Saya paham mengapa tempat ini selalu ramai dengan pemancing. Rupanya, air lautnya jernih sehingga mata kita bisa melihat ikan-ikan kecil yang berenang di dalam air, banyak sekali. Ada juga penyewaan sampan dan petahu berkapasitas sekitar 8 orang. Ketika saya bertanya, seorang pemancing malah memberi info yang membuat saya mikir keras.
Tseung Kwan O 5
Dikatakannya, perahu ini akan membawa penumpangnya ke Filipina, terlebih melihat wajah saya yang sama sekali tidak ada ciri-ciri wajah orang lokal. Padahal, saya bukan berasal dari Filipina. Untunglah penumpang lain yang juga baru mendarat itu mengatakan bahwa mereka patungan menyewa perahu seharga seribu dolar lebih. Bila ingin murah, sewa saja sampan seharga sekian ratus dolar, lanjutnya tanpa menjelaskan lebih rinci.
Memang, di laut ini memancing di malam hari adalah hal lumrah. Kadang-kadang, kita akan menikmati kelip-kelip lampu di kegelapan. Mendengar perbincangan orang di sana, saya baru tahu bahwa target mereka memancing di malam hari adalah mat yiu (cumi-cumi).
Ketika berlibur di Lohas Park ini tidak afdhal bila kita tidak menikmatinya hingga senja tiba. Sebagai pecinta senja, saya sangat terpana dengan suasana sore hari di sini. Ketika matahari benar-benar pergi, kita jangan beranjak kaki. Tunggu hingga 30-60 menit kemudian. Pada satu jam setelah senja itulah kita akan menikmati langit malam yang tidak hitam tetapi berwarna kebiruan, yang bercampur dengan sisa-sisa senja yang jingga. Oi… Cantik banaaa!
DSC_0163
Sebelum pulang, pastikan kita mencicipi kulinernya.
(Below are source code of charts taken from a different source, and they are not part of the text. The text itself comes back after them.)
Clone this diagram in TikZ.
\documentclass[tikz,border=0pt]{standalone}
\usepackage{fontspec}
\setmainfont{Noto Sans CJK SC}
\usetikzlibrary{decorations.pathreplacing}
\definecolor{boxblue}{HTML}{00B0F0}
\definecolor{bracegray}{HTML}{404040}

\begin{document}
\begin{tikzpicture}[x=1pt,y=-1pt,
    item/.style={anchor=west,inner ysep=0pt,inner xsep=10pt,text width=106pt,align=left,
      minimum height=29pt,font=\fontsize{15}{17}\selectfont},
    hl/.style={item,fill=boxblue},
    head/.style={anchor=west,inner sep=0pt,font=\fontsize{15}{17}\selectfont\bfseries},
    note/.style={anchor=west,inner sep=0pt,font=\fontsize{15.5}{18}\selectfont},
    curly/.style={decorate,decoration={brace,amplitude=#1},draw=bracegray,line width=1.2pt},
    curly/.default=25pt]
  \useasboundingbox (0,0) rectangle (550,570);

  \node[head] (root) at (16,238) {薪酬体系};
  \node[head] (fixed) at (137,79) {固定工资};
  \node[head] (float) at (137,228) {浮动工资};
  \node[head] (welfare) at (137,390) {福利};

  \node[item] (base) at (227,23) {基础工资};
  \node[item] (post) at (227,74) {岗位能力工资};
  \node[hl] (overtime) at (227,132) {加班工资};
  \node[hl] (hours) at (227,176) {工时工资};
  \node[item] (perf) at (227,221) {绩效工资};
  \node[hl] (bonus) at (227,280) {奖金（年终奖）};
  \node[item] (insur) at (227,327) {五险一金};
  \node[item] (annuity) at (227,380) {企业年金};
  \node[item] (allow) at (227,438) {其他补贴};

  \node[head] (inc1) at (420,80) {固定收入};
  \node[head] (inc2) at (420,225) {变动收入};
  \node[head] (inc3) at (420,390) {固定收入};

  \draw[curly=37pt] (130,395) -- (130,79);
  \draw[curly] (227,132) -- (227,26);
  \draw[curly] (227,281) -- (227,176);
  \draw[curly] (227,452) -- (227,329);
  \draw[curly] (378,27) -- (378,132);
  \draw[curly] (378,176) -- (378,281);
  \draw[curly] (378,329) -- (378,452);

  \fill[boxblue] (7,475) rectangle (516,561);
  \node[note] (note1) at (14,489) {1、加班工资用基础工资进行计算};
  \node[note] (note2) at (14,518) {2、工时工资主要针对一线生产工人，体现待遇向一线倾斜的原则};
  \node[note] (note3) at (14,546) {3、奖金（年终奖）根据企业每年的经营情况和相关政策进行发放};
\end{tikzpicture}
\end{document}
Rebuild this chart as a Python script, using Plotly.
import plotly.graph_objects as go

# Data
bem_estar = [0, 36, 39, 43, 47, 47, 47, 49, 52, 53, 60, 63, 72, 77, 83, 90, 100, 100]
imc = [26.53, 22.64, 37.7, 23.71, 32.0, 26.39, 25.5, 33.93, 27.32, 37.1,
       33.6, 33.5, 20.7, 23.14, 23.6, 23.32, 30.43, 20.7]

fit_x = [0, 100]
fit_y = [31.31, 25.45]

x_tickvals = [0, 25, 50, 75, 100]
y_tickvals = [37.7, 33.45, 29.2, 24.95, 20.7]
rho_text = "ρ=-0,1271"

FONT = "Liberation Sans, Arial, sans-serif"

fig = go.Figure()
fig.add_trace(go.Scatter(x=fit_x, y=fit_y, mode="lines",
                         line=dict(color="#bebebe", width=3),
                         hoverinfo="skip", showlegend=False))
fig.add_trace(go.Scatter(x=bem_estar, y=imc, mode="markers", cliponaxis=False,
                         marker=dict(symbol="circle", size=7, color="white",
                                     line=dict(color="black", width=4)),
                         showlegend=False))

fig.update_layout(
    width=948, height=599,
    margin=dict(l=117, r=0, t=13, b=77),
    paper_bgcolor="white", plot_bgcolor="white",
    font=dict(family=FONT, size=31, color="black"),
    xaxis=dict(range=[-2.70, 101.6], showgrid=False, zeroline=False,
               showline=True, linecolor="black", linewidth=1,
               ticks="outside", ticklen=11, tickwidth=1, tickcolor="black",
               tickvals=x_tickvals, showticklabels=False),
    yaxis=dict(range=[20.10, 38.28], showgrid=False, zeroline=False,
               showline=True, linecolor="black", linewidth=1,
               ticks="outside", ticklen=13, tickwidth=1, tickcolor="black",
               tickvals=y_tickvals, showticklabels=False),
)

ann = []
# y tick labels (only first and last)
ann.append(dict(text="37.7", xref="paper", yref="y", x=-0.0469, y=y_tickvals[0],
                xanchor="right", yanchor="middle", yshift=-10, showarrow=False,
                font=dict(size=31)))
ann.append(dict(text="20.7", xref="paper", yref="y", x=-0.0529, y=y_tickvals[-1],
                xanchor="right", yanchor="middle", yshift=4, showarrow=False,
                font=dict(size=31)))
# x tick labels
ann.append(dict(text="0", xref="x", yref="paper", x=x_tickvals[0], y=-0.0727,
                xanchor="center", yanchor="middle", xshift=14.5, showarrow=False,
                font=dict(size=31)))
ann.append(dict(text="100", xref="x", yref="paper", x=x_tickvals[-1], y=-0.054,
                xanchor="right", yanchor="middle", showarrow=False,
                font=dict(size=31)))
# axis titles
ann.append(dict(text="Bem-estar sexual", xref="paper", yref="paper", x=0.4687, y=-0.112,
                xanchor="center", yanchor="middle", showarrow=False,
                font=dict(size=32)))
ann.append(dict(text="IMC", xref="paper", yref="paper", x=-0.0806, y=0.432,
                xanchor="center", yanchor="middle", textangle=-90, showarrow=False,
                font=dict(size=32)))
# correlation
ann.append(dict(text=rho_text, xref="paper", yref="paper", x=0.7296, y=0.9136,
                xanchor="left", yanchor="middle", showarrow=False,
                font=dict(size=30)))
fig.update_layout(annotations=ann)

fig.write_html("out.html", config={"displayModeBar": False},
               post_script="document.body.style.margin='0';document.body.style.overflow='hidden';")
Berjarak hanya dua-tiga kios dari penyewaan sepeda tadi, kita bisa menikmati aneka dim pan, tong shui, kolak hangat atau dingin hingga es gunung. Saat itu saya memilih es gunung yang terbuat dari serutan es balok rasa mangga. Toppingnya, ada coklat leleh, meises warna-warni, mini marshmallow, kacang mede tumbuk kasar, dan oreo yang diremuk. Percayalah, satu porsi ini bisa dimakan berdua. Namanya juga es gunung.
Namun, jika kita ingin makan nasi atau mie, kita bisa kembali ke MTR Tseung Kwan O exit B. Di dekat lorong exit, kita akan menemukan sebuah ‘warung makan’ ala Hong Kong yang menyediakan nasi lemak lauk rendang, mie laksa, mie instan, roti bakar dan menu lainnya yang bisa dipadu dengan kopi, teh panas hingga nai cha.
Liburan tidak harus selalu diisi dengan duduk-duduk di taman. Dengan gowes, tidak hanya tubuh saja yang tahes tetapi otak dan mata kita juga dimanjakan dengan keindahan alam.
Oleh karenanya, di setiap perjalanan, di setiap destinasi yang kita jejak, jangan lupa mengabadikannya untuk kita bagi keindahan itu dengan orang lain. Dan yang terpenting, kita menikmati liburan itu sendiri. Jangan hanya tertarik pada benda-benda matinya tetapi kita juga berinteraksi dengan penduduk dan budayanya.